## start Data records

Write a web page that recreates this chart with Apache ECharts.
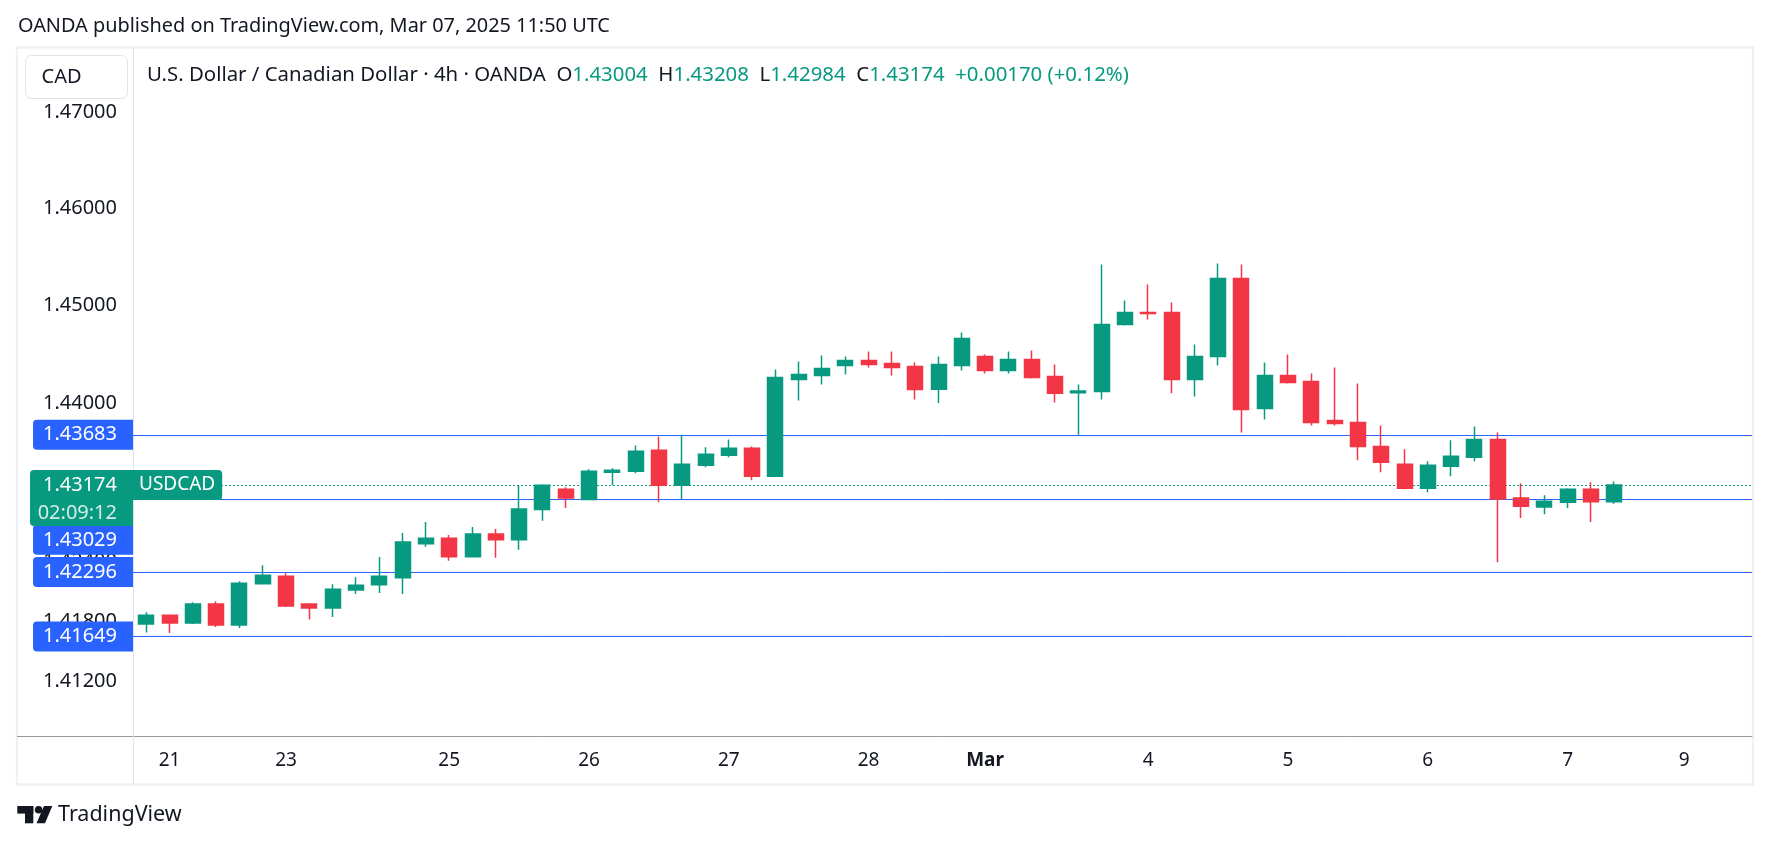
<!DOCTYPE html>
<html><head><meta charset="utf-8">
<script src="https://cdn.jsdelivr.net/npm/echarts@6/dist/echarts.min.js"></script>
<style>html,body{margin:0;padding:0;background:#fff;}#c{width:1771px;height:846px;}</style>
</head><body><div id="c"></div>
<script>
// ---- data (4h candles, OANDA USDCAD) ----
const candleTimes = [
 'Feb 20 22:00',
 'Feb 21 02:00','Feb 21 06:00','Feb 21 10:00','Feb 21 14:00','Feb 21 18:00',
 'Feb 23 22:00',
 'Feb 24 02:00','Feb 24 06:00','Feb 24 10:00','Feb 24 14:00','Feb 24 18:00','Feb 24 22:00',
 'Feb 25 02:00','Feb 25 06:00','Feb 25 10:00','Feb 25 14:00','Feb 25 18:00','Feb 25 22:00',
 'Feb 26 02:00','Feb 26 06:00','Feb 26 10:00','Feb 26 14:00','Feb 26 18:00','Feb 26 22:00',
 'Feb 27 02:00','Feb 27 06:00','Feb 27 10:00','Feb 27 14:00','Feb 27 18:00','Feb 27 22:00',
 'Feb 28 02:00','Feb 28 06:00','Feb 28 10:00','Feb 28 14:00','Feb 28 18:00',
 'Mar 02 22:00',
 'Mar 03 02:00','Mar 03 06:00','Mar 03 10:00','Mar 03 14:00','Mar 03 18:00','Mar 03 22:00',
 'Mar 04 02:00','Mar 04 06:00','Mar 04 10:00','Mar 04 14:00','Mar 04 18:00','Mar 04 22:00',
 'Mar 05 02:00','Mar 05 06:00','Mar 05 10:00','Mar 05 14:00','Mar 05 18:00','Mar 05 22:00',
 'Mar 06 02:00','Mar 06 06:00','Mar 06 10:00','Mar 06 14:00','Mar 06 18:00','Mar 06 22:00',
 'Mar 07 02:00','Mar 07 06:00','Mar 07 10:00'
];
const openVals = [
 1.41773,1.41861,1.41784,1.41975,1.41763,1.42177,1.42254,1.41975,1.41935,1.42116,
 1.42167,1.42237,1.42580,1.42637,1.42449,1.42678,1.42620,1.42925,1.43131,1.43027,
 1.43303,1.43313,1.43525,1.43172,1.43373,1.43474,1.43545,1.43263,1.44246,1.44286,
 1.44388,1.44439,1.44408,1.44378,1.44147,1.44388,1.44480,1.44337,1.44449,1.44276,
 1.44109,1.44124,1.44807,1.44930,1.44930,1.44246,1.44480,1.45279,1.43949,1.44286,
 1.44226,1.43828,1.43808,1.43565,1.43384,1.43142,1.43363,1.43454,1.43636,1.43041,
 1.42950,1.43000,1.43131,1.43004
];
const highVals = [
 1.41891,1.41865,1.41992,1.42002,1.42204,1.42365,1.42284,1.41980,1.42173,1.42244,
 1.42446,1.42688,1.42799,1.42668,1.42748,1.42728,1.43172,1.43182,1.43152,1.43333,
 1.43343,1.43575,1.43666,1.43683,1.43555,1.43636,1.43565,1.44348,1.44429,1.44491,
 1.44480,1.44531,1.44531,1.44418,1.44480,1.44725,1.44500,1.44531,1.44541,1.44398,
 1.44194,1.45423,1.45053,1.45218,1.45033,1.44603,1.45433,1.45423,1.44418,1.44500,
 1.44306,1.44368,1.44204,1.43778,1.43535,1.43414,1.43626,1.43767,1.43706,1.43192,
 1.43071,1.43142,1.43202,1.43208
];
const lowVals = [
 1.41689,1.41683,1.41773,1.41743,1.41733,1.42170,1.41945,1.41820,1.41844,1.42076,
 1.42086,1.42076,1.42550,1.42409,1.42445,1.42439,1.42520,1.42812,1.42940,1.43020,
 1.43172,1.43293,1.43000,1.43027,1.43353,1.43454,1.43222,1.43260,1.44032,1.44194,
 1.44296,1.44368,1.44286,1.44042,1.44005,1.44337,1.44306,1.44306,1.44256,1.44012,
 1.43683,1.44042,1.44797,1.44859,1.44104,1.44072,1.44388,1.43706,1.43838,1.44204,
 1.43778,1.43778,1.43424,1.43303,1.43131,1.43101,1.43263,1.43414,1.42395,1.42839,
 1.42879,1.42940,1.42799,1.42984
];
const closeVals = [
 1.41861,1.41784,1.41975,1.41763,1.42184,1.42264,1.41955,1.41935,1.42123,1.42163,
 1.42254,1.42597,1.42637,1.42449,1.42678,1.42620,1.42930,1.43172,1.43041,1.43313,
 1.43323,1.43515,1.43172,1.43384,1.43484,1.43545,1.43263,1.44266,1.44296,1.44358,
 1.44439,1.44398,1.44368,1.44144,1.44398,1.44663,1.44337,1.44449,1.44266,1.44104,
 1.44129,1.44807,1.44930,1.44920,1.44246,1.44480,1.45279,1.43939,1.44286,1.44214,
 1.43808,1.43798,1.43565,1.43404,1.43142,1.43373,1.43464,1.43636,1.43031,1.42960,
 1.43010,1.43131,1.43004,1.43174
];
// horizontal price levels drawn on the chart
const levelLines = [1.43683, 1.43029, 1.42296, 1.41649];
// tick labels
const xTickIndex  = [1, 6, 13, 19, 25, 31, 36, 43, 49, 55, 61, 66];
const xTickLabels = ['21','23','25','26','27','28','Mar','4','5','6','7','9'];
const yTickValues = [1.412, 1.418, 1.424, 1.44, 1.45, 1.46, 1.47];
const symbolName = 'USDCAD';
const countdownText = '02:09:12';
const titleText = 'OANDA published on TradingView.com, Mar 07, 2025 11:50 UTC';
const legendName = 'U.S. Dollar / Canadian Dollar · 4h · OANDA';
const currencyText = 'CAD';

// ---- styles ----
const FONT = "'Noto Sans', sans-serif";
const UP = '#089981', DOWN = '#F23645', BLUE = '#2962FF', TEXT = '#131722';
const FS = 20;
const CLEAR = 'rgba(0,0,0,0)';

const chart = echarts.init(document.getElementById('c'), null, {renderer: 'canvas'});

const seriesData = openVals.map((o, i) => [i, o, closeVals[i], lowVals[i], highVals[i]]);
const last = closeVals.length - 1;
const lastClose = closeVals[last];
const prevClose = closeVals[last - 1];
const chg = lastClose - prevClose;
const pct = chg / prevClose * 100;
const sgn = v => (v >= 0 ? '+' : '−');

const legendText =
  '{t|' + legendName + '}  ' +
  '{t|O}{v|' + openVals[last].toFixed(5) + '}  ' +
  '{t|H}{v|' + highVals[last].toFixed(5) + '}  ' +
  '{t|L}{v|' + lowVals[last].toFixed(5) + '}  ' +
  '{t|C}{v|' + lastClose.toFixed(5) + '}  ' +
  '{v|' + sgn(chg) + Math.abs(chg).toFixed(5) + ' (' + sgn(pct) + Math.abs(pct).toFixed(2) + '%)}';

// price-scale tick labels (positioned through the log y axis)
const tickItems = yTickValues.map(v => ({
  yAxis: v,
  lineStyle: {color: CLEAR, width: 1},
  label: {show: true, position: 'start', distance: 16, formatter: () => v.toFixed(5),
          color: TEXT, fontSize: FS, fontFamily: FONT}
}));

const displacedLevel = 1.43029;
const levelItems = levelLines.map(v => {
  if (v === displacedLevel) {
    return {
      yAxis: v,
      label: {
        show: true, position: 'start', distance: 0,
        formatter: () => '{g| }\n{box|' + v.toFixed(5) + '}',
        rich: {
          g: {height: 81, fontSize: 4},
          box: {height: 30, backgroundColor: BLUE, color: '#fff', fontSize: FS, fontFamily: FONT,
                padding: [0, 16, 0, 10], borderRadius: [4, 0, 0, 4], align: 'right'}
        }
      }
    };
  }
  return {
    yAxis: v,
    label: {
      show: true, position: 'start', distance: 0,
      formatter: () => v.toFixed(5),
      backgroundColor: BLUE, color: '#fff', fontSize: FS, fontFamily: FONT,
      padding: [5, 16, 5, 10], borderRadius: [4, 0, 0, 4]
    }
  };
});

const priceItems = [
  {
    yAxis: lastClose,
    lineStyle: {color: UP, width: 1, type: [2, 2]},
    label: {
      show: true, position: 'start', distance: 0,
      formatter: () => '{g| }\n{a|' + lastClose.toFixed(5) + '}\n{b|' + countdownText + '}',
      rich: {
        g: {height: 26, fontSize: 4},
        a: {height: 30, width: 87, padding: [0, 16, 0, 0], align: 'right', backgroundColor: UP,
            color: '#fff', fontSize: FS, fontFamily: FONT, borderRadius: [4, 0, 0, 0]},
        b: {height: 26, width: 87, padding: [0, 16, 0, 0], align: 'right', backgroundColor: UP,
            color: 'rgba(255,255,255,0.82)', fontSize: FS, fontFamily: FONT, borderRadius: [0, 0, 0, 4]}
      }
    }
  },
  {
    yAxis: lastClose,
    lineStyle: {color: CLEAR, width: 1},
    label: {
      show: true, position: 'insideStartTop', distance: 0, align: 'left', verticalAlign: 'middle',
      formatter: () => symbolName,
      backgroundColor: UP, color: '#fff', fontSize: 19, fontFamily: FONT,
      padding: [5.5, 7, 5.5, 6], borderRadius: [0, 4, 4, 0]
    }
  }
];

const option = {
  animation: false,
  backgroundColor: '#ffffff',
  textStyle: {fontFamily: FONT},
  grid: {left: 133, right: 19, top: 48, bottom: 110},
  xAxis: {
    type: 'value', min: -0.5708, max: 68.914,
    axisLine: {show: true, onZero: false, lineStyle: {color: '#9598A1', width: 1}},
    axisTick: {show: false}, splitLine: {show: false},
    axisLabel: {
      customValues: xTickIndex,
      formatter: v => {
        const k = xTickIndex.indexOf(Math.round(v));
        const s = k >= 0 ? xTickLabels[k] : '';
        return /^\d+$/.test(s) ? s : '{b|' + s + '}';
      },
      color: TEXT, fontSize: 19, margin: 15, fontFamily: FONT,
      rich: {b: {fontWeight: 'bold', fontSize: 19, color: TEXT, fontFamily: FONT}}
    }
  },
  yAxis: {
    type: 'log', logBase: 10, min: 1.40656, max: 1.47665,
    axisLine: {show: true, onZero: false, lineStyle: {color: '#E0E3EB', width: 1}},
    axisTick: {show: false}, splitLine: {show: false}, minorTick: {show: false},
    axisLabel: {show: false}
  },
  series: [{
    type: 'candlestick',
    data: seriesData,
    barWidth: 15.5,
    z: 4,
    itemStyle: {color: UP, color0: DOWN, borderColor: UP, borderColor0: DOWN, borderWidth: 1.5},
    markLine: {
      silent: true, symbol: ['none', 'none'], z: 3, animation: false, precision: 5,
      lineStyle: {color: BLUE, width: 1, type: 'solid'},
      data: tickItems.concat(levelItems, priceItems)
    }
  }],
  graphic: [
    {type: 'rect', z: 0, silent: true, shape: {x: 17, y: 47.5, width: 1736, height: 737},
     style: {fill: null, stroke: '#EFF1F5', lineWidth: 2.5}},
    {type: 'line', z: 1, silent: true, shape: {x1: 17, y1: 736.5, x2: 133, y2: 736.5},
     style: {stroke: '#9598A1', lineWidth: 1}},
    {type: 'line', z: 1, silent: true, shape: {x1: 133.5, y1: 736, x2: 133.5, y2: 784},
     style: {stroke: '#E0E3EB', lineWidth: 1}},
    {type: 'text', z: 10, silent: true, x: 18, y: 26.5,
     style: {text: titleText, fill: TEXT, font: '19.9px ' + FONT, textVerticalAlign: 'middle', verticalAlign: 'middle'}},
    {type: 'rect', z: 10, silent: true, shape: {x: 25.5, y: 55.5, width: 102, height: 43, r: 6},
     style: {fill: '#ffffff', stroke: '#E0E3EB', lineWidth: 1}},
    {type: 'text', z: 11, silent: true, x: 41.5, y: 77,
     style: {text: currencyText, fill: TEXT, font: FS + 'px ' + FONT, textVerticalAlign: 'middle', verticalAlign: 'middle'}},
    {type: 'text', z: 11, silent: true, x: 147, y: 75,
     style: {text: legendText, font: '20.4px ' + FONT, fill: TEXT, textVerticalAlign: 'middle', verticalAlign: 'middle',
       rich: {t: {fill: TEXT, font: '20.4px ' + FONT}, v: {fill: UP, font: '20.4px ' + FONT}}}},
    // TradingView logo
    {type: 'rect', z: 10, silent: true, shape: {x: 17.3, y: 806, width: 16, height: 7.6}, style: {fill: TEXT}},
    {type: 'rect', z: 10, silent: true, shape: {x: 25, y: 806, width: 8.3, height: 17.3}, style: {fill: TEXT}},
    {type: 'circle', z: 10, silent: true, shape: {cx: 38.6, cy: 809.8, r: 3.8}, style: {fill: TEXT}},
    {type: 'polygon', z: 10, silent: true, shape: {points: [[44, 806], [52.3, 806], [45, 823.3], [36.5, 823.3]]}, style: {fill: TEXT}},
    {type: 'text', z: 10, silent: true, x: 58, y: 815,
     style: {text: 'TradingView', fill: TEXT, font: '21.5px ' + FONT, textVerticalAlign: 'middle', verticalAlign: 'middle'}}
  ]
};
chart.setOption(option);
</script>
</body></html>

## end Data records
## start Data records

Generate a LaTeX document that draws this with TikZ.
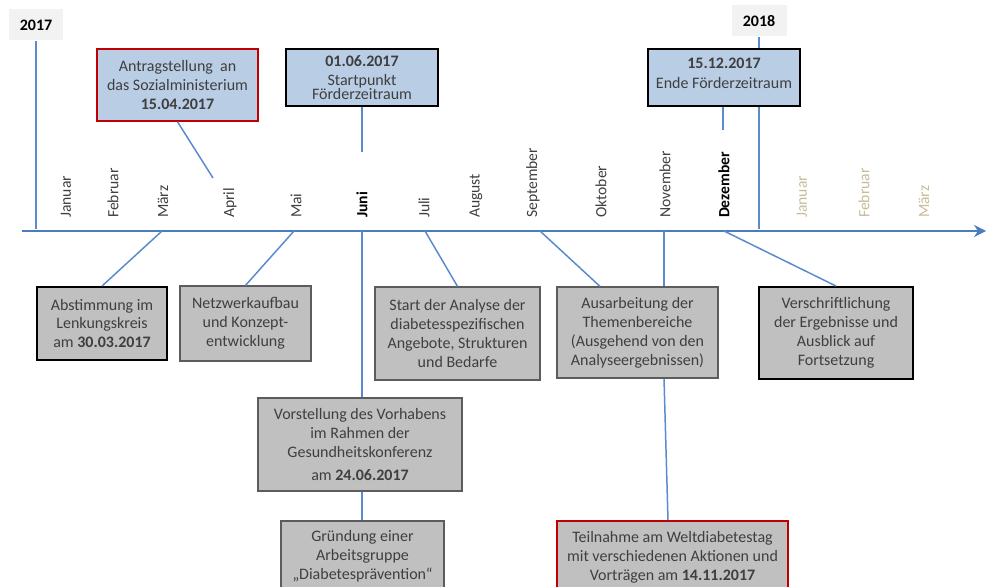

## end Data records

Short task:
Search the lines above for the string "this" and copy each line that has it.

The reply:
Write a web page that recreates this chart with Apache ECharts.
Generate a LaTeX document that draws this with TikZ.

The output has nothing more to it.